Nothing outside the lines from the one containing "Write a Python" through the one containing "fig = go.Figure()" should be copied, and no pictures either. Copy those lines exactly.

## Begin DATA TO PROCESS

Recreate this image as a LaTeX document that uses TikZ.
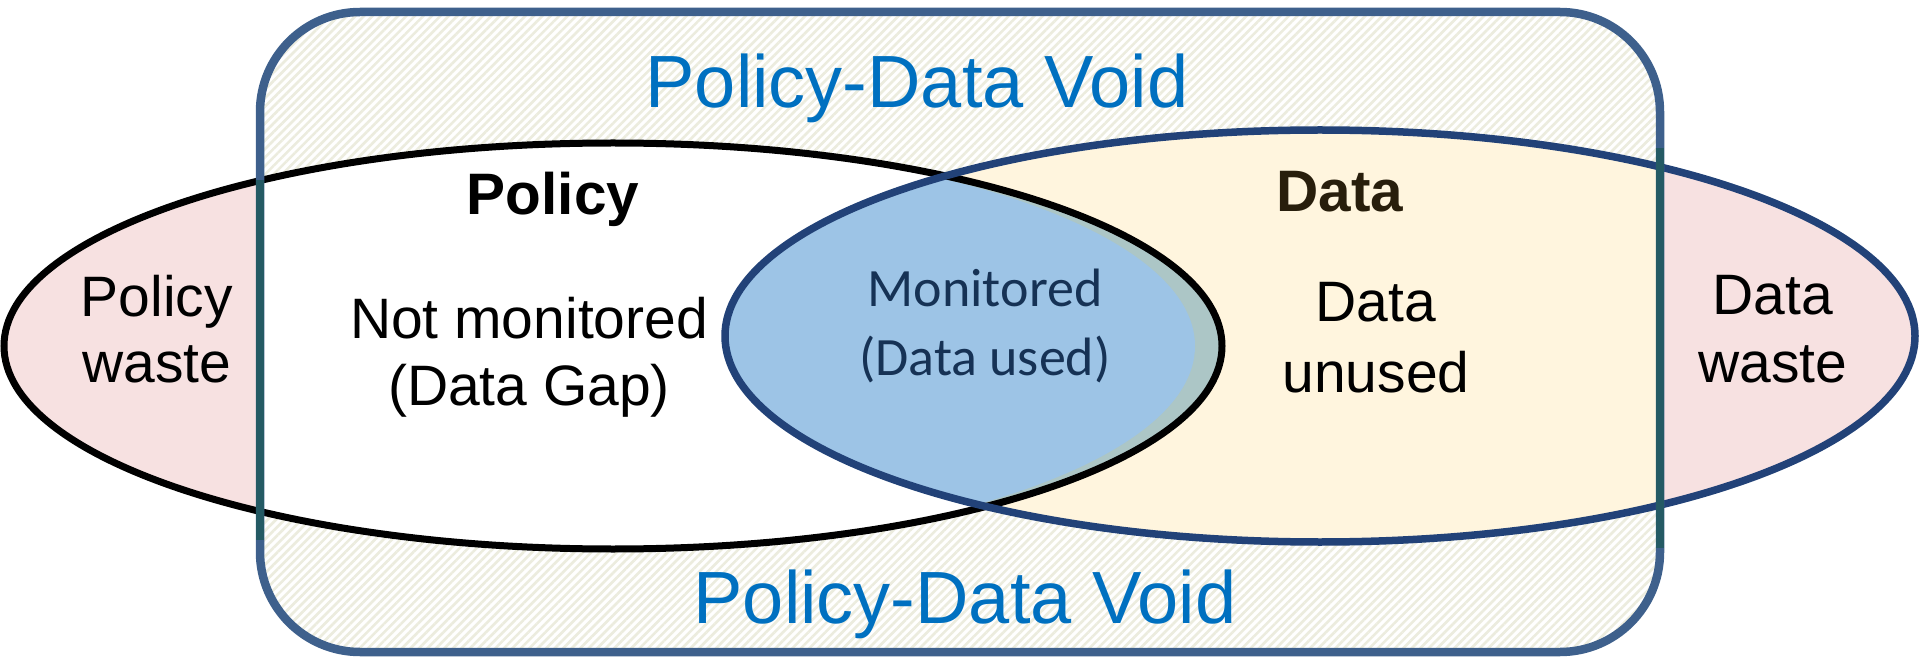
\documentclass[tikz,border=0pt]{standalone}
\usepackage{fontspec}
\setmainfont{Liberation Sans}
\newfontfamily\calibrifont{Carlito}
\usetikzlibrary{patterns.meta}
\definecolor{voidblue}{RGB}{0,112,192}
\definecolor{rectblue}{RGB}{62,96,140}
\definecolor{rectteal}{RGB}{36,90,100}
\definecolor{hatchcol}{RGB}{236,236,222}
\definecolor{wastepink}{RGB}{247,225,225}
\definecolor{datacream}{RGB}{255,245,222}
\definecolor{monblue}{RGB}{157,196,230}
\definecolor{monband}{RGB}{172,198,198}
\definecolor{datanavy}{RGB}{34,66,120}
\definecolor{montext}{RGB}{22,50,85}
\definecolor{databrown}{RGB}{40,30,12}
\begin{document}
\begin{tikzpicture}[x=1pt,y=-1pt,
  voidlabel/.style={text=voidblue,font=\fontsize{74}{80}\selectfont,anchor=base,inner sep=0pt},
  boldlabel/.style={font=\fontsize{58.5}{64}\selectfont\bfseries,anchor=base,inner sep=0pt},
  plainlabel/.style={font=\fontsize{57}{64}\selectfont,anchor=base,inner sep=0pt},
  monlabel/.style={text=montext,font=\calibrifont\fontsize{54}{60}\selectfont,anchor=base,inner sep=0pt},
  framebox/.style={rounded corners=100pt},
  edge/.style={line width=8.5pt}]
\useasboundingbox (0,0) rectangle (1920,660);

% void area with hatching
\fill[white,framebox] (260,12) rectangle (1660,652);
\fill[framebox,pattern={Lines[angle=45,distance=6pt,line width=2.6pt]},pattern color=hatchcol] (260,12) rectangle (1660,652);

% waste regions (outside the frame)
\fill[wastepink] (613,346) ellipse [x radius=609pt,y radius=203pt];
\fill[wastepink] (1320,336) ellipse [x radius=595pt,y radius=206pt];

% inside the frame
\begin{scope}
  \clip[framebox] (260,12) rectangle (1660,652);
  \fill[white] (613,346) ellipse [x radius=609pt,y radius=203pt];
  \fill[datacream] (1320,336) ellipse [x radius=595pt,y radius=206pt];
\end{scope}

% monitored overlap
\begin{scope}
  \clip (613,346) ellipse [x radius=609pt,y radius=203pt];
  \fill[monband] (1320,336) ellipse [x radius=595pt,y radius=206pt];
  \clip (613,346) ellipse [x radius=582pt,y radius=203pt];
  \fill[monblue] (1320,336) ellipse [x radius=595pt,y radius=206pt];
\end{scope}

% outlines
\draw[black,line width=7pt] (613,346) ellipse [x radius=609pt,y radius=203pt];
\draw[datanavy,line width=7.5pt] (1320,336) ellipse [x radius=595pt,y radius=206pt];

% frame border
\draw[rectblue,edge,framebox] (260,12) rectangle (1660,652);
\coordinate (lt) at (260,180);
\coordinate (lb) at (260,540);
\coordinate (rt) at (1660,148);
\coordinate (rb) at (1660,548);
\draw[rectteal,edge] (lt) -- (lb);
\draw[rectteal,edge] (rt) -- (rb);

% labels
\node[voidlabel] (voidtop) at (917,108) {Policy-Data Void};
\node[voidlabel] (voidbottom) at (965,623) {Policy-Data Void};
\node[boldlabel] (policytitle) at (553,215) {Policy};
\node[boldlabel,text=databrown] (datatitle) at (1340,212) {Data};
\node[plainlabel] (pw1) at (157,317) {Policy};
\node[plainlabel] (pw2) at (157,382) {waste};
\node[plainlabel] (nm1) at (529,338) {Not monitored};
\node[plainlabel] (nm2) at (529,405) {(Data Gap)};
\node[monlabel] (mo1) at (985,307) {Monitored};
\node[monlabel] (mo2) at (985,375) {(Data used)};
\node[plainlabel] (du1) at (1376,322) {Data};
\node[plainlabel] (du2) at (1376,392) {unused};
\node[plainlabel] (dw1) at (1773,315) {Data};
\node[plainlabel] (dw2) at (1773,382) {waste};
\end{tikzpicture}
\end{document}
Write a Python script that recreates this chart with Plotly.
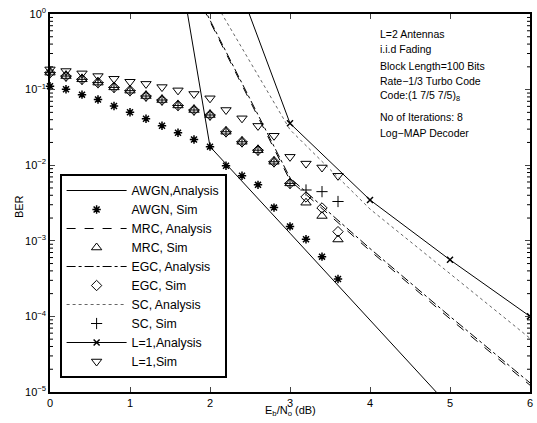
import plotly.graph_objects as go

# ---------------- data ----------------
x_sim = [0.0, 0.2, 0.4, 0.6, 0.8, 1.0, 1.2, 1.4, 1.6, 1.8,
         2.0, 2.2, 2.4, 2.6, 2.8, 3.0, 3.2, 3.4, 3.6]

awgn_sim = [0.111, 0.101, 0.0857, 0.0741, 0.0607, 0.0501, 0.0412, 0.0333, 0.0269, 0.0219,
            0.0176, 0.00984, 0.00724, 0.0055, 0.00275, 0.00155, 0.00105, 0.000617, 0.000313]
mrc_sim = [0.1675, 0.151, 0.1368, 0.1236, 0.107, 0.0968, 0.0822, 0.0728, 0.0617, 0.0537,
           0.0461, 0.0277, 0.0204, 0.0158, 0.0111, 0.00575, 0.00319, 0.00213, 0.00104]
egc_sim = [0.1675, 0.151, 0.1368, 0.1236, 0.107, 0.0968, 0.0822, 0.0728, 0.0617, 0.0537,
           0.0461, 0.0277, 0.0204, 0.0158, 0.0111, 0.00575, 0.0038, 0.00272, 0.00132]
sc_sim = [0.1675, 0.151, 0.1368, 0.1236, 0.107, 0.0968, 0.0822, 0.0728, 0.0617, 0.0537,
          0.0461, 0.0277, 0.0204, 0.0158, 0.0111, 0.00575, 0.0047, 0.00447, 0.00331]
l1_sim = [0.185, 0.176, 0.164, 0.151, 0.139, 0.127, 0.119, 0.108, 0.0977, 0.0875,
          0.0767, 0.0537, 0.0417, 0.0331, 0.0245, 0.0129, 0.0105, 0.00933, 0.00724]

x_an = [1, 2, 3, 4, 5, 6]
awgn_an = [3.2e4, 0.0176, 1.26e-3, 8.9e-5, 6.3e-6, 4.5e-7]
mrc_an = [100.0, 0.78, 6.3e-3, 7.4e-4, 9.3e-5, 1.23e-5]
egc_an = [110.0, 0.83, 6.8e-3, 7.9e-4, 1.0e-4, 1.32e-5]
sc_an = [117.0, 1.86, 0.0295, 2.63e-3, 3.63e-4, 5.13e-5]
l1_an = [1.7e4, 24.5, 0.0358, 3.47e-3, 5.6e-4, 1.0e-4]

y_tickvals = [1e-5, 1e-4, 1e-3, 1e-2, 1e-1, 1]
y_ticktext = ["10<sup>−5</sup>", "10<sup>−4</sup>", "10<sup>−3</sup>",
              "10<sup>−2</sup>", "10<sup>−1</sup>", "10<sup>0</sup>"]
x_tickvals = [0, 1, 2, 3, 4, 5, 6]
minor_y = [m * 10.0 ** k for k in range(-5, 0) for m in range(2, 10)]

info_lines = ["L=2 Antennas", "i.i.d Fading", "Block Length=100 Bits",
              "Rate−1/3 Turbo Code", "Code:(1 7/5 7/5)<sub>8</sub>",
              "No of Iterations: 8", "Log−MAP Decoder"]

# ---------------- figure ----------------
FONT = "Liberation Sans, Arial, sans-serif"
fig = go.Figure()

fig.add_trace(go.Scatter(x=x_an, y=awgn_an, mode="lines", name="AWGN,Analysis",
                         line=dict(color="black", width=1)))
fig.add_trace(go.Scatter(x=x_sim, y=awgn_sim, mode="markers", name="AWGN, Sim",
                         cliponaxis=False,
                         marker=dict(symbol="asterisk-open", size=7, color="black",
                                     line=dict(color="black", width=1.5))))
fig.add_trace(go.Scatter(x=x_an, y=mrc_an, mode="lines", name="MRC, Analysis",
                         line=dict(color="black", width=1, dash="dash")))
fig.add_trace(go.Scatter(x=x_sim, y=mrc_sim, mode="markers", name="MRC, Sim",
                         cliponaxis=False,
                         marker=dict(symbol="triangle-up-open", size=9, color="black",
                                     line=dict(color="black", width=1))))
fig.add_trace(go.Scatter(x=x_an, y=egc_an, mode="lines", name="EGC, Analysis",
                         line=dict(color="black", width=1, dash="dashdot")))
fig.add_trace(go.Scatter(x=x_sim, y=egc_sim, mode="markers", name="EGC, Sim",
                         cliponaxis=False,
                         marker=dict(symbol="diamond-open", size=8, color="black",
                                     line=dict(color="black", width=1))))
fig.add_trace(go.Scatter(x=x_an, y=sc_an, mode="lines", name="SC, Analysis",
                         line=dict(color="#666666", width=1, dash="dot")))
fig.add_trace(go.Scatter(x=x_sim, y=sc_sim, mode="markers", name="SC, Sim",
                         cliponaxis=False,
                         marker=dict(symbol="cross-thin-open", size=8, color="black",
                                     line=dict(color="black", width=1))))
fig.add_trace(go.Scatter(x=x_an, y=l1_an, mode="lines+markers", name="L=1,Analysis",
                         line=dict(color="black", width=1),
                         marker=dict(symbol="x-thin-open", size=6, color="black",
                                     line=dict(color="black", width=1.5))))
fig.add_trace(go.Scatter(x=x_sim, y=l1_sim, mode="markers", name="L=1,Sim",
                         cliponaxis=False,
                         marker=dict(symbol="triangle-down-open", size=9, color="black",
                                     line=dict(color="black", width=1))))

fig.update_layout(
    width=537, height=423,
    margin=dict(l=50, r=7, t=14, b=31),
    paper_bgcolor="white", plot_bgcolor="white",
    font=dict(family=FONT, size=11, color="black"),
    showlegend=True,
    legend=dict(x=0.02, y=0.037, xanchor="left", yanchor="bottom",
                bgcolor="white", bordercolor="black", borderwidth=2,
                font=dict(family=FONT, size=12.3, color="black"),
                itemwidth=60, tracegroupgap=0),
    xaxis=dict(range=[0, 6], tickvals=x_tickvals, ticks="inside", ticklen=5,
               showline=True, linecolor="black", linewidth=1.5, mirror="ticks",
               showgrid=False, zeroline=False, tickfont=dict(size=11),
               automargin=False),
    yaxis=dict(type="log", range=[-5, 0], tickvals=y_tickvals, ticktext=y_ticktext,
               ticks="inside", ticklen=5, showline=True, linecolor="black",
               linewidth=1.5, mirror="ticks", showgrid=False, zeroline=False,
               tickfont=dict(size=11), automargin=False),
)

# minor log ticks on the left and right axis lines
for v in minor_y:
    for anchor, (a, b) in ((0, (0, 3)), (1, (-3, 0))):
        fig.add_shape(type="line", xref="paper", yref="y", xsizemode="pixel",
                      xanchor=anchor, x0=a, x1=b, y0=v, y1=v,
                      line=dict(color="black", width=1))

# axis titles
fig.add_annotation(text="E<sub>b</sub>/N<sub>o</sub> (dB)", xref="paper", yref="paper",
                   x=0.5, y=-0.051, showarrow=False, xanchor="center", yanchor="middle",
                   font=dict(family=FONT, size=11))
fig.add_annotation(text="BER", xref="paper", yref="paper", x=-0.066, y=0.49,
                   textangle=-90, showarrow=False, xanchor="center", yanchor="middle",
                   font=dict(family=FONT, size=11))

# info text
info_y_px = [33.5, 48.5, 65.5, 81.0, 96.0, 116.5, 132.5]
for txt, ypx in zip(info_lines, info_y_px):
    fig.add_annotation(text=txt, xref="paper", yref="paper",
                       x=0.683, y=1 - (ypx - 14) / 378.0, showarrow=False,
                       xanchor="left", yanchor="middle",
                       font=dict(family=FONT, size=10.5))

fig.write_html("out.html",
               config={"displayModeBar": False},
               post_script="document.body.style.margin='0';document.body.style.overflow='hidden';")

## End DATA TO PROCESS

* _EXERCISE RESULT_:
Write a Python script that recreates this chart with Plotly.
import plotly.graph_objects as go

# ---------------- data ----------------
x_sim = [0.0, 0.2, 0.4, 0.6, 0.8, 1.0, 1.2, 1.4, 1.6, 1.8,
         2.0, 2.2, 2.4, 2.6, 2.8, 3.0, 3.2, 3.4, 3.6]

awgn_sim = [0.111, 0.101, 0.0857, 0.0741, 0.0607, 0.0501, 0.0412, 0.0333, 0.0269, 0.0219,
            0.0176, 0.00984, 0.00724, 0.0055, 0.00275, 0.00155, 0.00105, 0.000617, 0.000313]
mrc_sim = [0.1675, 0.151, 0.1368, 0.1236, 0.107, 0.0968, 0.0822, 0.0728, 0.0617, 0.0537,
           0.0461, 0.0277, 0.0204, 0.0158, 0.0111, 0.00575, 0.00319, 0.00213, 0.00104]
egc_sim = [0.1675, 0.151, 0.1368, 0.1236, 0.107, 0.0968, 0.0822, 0.0728, 0.0617, 0.0537,
           0.0461, 0.0277, 0.0204, 0.0158, 0.0111, 0.00575, 0.0038, 0.00272, 0.00132]
sc_sim = [0.1675, 0.151, 0.1368, 0.1236, 0.107, 0.0968, 0.0822, 0.0728, 0.0617, 0.0537,
          0.0461, 0.0277, 0.0204, 0.0158, 0.0111, 0.00575, 0.0047, 0.00447, 0.00331]
l1_sim = [0.185, 0.176, 0.164, 0.151, 0.139, 0.127, 0.119, 0.108, 0.0977, 0.0875,
          0.0767, 0.0537, 0.0417, 0.0331, 0.0245, 0.0129, 0.0105, 0.00933, 0.00724]

x_an = [1, 2, 3, 4, 5, 6]
awgn_an = [3.2e4, 0.0176, 1.26e-3, 8.9e-5, 6.3e-6, 4.5e-7]
mrc_an = [100.0, 0.78, 6.3e-3, 7.4e-4, 9.3e-5, 1.23e-5]
egc_an = [110.0, 0.83, 6.8e-3, 7.9e-4, 1.0e-4, 1.32e-5]
sc_an = [117.0, 1.86, 0.0295, 2.63e-3, 3.63e-4, 5.13e-5]
l1_an = [1.7e4, 24.5, 0.0358, 3.47e-3, 5.6e-4, 1.0e-4]

y_tickvals = [1e-5, 1e-4, 1e-3, 1e-2, 1e-1, 1]
y_ticktext = ["10<sup>−5</sup>", "10<sup>−4</sup>", "10<sup>−3</sup>",
              "10<sup>−2</sup>", "10<sup>−1</sup>", "10<sup>0</sup>"]
x_tickvals = [0, 1, 2, 3, 4, 5, 6]
minor_y = [m * 10.0 ** k for k in range(-5, 0) for m in range(2, 10)]

info_lines = ["L=2 Antennas", "i.i.d Fading", "Block Length=100 Bits",
              "Rate−1/3 Turbo Code", "Code:(1 7/5 7/5)<sub>8</sub>",
              "No of Iterations: 8", "Log−MAP Decoder"]

# ---------------- figure ----------------
FONT = "Liberation Sans, Arial, sans-serif"
fig = go.Figure()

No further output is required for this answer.